Stated exercise → Don't include pictures. Quote the lines below from the first through the line that contains "theta_scale = alt.Scale(domain=[0, 100])".

Dataset extract →
^^^^^^^^

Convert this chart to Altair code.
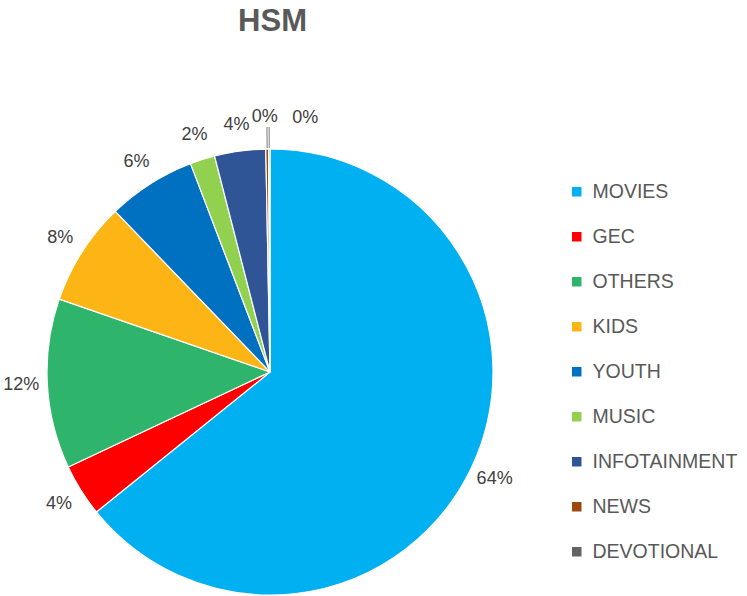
import altair as alt
import pandas as pd

categories = ["MOVIES", "GEC", "OTHERS", "KIDS", "YOUTH", "MUSIC", "INFOTAINMENT", "NEWS", "DEVOTIONAL"]
values = [64.2, 3.8, 12.3, 7.5, 6.4, 1.8, 3.7, 0.2, 0.1]
colors = ["#00B0F0", "#FF0000", "#2FB56B", "#FDB515", "#0070C0", "#92D050", "#2F5597", "#9E480E", "#636363"]

df = pd.DataFrame({"category": categories, "value": values, "idx": list(range(len(categories)))})

FONT = "Liberation Sans"
CX, CY = 270, 322
R = 223

base = alt.Chart(df).transform_window(
    cum="sum(value)", sort=[alt.SortField("idx")], frame=[None, 0]
).transform_calculate(
    start="datum.cum - datum.value",
    mid="datum.cum - datum.value / 2",
    label="format(round(datum.value), 'd') + '%'",
)

theta_scale = alt.Scale(domain=[0, 100])

pie = base.mark_arc(stroke="white", strokeWidth=1.2).encode(
    theta=alt.Theta("start:Q", scale=theta_scale),
    theta2="cum:Q",
    radius=alt.value(R),
    x=alt.value(CX),
    y=alt.value(CY),
    color=alt.Color(
        "category:N",
        scale=alt.Scale(domain=categories, range=colors),
        sort=categories,
        legend=alt.Legend(
            title=None,
            orient="none",
            legendX=567,
            legendY=132,
            symbolType="square",
            symbolSize=90,
            symbolStrokeWidth=0,
            labelFontSize=19.5,
            labelFont=FONT,
            labelColor="#595959",
            labelOffset=6,
            rowPadding=24,
            labelLimit=300,
        ),
    ),
)

labels_main = base.transform_filter("datum.value >= 1").mark_text(
    font=FONT, fontSize=18, color="#404040", align="center", baseline="middle"
).encode(
    theta=alt.Theta("mid:Q", scale=theta_scale),
    radius=alt.value(249),
    x=alt.value(CX),
    y=alt.value(CY),
    text="label:N",
)

leader = base.transform_filter("datum.value < 1").mark_arc(
    stroke="#A6A6A6", strokeWidth=1.5, fillOpacity=0
).encode(
    theta=alt.Theta("mid:Q", scale=theta_scale),
    theta2="mid:Q",
    radius=alt.value(224),
    radius2=alt.value(245),
    x=alt.value(CX),
    y=alt.value(CY),
)

label_news = base.transform_filter("datum.category == 'NEWS'").mark_text(
    font=FONT, fontSize=18, color="#404040", align="center", baseline="middle", dx=-2
).encode(
    theta=alt.Theta("mid:Q", scale=theta_scale),
    radius=alt.value(255),
    x=alt.value(CX),
    y=alt.value(CY),
    text="label:N",
)

label_dev = base.transform_filter("datum.category == 'DEVOTIONAL'").mark_text(
    font=FONT, fontSize=18, color="#404040", align="center", baseline="middle", dx=36, dy=1
).encode(
    theta=alt.Theta("mid:Q", scale=theta_scale),
    radius=alt.value(255),
    x=alt.value(CX),
    y=alt.value(CY),
    text="label:N",
)

chart = alt.layer(pie, leader, labels_main, label_news, label_dev).properties(
    width=747,
    height=546,
    autosize=alt.AutoSizeParams(type="none"),
    padding={"left": 0, "top": 50, "right": 0, "bottom": 0},
    title=alt.TitleParams(
        "HSM", font=FONT, fontSize=31, fontWeight="bold", color="#595959",
        anchor="middle", dx=-101, offset=12,
    ),
).configure_view(stroke=None)

chart.save("out.html", embed_options={"renderer": "svg", "actions": False})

^^^^^^^^

Response to the exercise →
Convert this chart to Altair code.
import altair as alt
import pandas as pd

categories = ["MOVIES", "GEC", "OTHERS", "KIDS", "YOUTH", "MUSIC", "INFOTAINMENT", "NEWS", "DEVOTIONAL"]
values = [64.2, 3.8, 12.3, 7.5, 6.4, 1.8, 3.7, 0.2, 0.1]
colors = ["#00B0F0", "#FF0000", "#2FB56B", "#FDB515", "#0070C0", "#92D050", "#2F5597", "#9E480E", "#636363"]

df = pd.DataFrame({"category": categories, "value": values, "idx": list(range(len(categories)))})

FONT = "Liberation Sans"
CX, CY = 270, 322
R = 223

base = alt.Chart(df).transform_window(
    cum="sum(value)", sort=[alt.SortField("idx")], frame=[None, 0]
).transform_calculate(
    start="datum.cum - datum.value",
    mid="datum.cum - datum.value / 2",
    label="format(round(datum.value), 'd') + '%'",
)

theta_scale = alt.Scale(domain=[0, 100])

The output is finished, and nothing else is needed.